* [COLLECTED MATERIAL]
────
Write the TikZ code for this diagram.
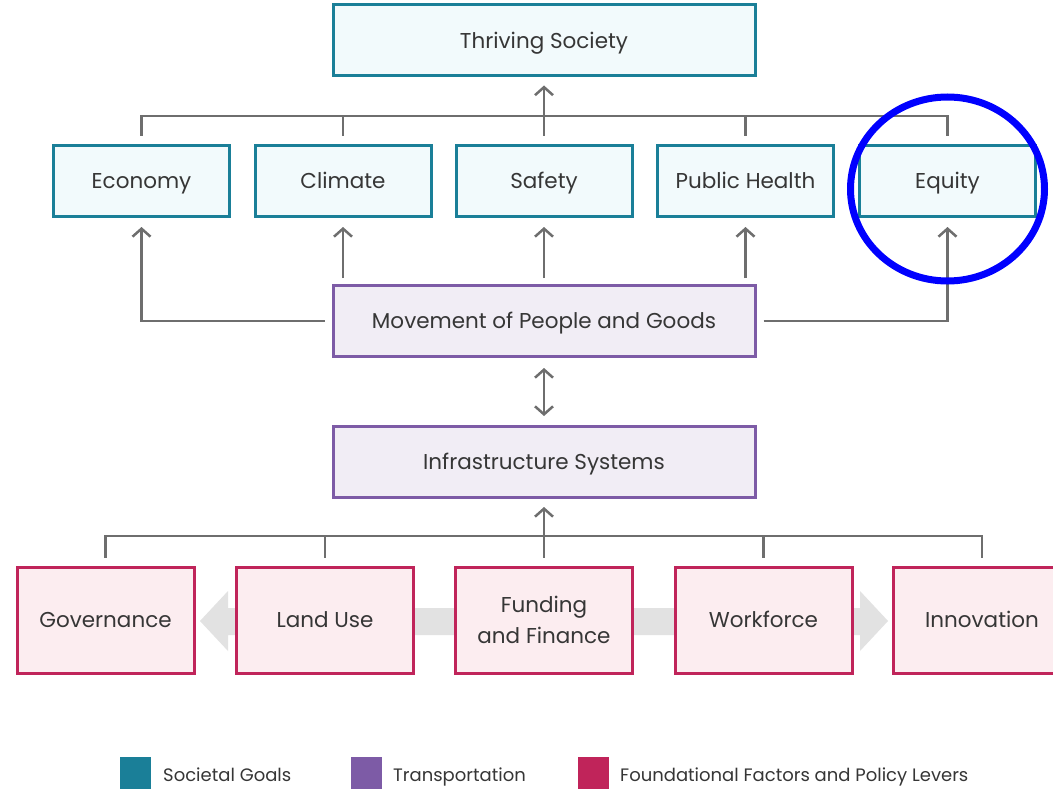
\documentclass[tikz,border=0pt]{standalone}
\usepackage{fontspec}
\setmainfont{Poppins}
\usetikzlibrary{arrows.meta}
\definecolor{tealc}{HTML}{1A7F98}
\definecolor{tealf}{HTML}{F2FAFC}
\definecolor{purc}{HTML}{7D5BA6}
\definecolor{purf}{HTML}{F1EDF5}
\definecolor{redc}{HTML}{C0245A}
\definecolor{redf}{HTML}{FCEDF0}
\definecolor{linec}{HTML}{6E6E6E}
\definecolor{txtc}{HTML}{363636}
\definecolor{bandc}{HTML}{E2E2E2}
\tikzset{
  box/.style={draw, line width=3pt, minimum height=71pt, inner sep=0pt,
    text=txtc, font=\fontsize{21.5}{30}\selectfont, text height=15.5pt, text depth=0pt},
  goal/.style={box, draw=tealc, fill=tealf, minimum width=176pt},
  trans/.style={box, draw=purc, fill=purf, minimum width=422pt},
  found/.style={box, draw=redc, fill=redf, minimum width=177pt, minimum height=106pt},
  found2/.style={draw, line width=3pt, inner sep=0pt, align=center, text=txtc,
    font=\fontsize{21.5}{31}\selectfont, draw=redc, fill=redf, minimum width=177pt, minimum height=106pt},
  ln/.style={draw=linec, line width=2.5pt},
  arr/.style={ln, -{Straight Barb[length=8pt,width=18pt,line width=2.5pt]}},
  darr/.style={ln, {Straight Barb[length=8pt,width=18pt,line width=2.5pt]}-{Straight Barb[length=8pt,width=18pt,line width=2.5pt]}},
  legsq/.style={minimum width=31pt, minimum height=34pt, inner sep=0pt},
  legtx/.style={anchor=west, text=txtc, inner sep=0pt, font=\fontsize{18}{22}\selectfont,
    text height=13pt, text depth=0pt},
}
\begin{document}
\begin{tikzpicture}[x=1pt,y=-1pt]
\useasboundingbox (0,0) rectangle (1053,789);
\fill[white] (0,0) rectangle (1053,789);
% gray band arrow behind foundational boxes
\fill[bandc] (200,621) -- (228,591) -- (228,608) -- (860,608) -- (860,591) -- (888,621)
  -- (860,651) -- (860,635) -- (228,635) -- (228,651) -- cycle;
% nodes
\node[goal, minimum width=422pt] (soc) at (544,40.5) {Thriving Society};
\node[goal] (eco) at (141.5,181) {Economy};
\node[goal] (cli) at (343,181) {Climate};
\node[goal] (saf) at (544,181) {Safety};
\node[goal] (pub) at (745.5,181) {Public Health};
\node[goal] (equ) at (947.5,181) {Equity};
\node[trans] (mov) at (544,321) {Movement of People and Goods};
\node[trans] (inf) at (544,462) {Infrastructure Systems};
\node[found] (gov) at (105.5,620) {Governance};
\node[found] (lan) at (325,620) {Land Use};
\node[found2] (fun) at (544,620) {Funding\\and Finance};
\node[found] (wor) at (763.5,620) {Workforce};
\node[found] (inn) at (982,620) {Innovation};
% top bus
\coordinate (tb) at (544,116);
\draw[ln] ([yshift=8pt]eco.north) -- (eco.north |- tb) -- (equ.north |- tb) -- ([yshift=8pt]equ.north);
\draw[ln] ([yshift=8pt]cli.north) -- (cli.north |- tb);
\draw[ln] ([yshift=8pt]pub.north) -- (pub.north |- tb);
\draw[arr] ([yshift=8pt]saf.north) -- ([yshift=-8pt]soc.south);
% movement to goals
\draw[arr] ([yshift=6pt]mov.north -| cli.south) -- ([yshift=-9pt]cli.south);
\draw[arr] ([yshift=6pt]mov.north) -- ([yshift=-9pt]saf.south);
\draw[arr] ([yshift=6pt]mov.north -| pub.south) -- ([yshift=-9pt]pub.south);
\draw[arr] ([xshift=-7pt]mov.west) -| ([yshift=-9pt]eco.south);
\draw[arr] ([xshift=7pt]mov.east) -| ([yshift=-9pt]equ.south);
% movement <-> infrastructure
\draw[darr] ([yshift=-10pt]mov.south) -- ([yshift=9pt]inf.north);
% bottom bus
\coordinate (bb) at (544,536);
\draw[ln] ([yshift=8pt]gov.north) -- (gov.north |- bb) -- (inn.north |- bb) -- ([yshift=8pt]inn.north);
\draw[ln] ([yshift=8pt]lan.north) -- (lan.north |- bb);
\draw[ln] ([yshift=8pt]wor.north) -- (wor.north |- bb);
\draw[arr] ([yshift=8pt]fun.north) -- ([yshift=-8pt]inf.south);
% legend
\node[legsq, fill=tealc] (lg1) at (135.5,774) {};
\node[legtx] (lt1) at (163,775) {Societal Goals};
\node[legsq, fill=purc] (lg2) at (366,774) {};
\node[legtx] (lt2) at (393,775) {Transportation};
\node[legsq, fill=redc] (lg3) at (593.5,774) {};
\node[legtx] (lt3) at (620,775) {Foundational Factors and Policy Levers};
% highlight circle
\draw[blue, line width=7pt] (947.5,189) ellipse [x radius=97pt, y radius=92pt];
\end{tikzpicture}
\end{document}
────
* [TASK DETAILS] Omit the pictures and reproduce the listing exactly.

* [EXERCISE ANSWER]
Write the TikZ code for this diagram.
\documentclass[tikz,border=0pt]{standalone}
\usepackage{fontspec}
\setmainfont{Poppins}
\usetikzlibrary{arrows.meta}
\definecolor{tealc}{HTML}{1A7F98}
\definecolor{tealf}{HTML}{F2FAFC}
\definecolor{purc}{HTML}{7D5BA6}
\definecolor{purf}{HTML}{F1EDF5}
\definecolor{redc}{HTML}{C0245A}
\definecolor{redf}{HTML}{FCEDF0}
\definecolor{linec}{HTML}{6E6E6E}
\definecolor{txtc}{HTML}{363636}
\definecolor{bandc}{HTML}{E2E2E2}
\tikzset{
  box/.style={draw, line width=3pt, minimum height=71pt, inner sep=0pt,
    text=txtc, font=\fontsize{21.5}{30}\selectfont, text height=15.5pt, text depth=0pt},
  goal/.style={box, draw=tealc, fill=tealf, minimum width=176pt},
  trans/.style={box, draw=purc, fill=purf, minimum width=422pt},
  found/.style={box, draw=redc, fill=redf, minimum width=177pt, minimum height=106pt},
  found2/.style={draw, line width=3pt, inner sep=0pt, align=center, text=txtc,
    font=\fontsize{21.5}{31}\selectfont, draw=redc, fill=redf, minimum width=177pt, minimum height=106pt},
  ln/.style={draw=linec, line width=2.5pt},
  arr/.style={ln, -{Straight Barb[length=8pt,width=18pt,line width=2.5pt]}},
  darr/.style={ln, {Straight Barb[length=8pt,width=18pt,line width=2.5pt]}-{Straight Barb[length=8pt,width=18pt,line width=2.5pt]}},
  legsq/.style={minimum width=31pt, minimum height=34pt, inner sep=0pt},
  legtx/.style={anchor=west, text=txtc, inner sep=0pt, font=\fontsize{18}{22}\selectfont,
    text height=13pt, text depth=0pt},
}
\begin{document}
\begin{tikzpicture}[x=1pt,y=-1pt]
\useasboundingbox (0,0) rectangle (1053,789);
\fill[white] (0,0) rectangle (1053,789);
% gray band arrow behind foundational boxes
\fill[bandc] (200,621) -- (228,591) -- (228,608) -- (860,608) -- (860,591) -- (888,621)
  -- (860,651) -- (860,635) -- (228,635) -- (228,651) -- cycle;
% nodes
\node[goal, minimum width=422pt] (soc) at (544,40.5) {Thriving Society};
\node[goal] (eco) at (141.5,181) {Economy};
\node[goal] (cli) at (343,181) {Climate};
\node[goal] (saf) at (544,181) {Safety};
\node[goal] (pub) at (745.5,181) {Public Health};
\node[goal] (equ) at (947.5,181) {Equity};
\node[trans] (mov) at (544,321) {Movement of People and Goods};
\node[trans] (inf) at (544,462) {Infrastructure Systems};
\node[found] (gov) at (105.5,620) {Governance};
\node[found] (lan) at (325,620) {Land Use};
\node[found2] (fun) at (544,620) {Funding\\and Finance};
\node[found] (wor) at (763.5,620) {Workforce};
\node[found] (inn) at (982,620) {Innovation};
% top bus
\coordinate (tb) at (544,116);
\draw[ln] ([yshift=8pt]eco.north) -- (eco.north |- tb) -- (equ.north |- tb) -- ([yshift=8pt]equ.north);
\draw[ln] ([yshift=8pt]cli.north) -- (cli.north |- tb);
\draw[ln] ([yshift=8pt]pub.north) -- (pub.north |- tb);
\draw[arr] ([yshift=8pt]saf.north) -- ([yshift=-8pt]soc.south);
% movement to goals
\draw[arr] ([yshift=6pt]mov.north -| cli.south) -- ([yshift=-9pt]cli.south);
\draw[arr] ([yshift=6pt]mov.north) -- ([yshift=-9pt]saf.south);
\draw[arr] ([yshift=6pt]mov.north -| pub.south) -- ([yshift=-9pt]pub.south);
\draw[arr] ([xshift=-7pt]mov.west) -| ([yshift=-9pt]eco.south);
\draw[arr] ([xshift=7pt]mov.east) -| ([yshift=-9pt]equ.south);
% movement <-> infrastructure
\draw[darr] ([yshift=-10pt]mov.south) -- ([yshift=9pt]inf.north);
% bottom bus
\coordinate (bb) at (544,536);
\draw[ln] ([yshift=8pt]gov.north) -- (gov.north |- bb) -- (inn.north |- bb) -- ([yshift=8pt]inn.north);
\draw[ln] ([yshift=8pt]lan.north) -- (lan.north |- bb);
\draw[ln] ([yshift=8pt]wor.north) -- (wor.north |- bb);
\draw[arr] ([yshift=8pt]fun.north) -- ([yshift=-8pt]inf.south);
% legend
\node[legsq, fill=tealc] (lg1) at (135.5,774) {};
\node[legtx] (lt1) at (163,775) {Societal Goals};
\node[legsq, fill=purc] (lg2) at (366,774) {};
\node[legtx] (lt2) at (393,775) {Transportation};
\node[legsq, fill=redc] (lg3) at (593.5,774) {};
\node[legtx] (lt3) at (620,775) {Foundational Factors and Policy Levers};
% highlight circle
\draw[blue, line width=7pt] (947.5,189) ellipse [x radius=97pt, y radius=92pt];
\end{tikzpicture}
\end{document}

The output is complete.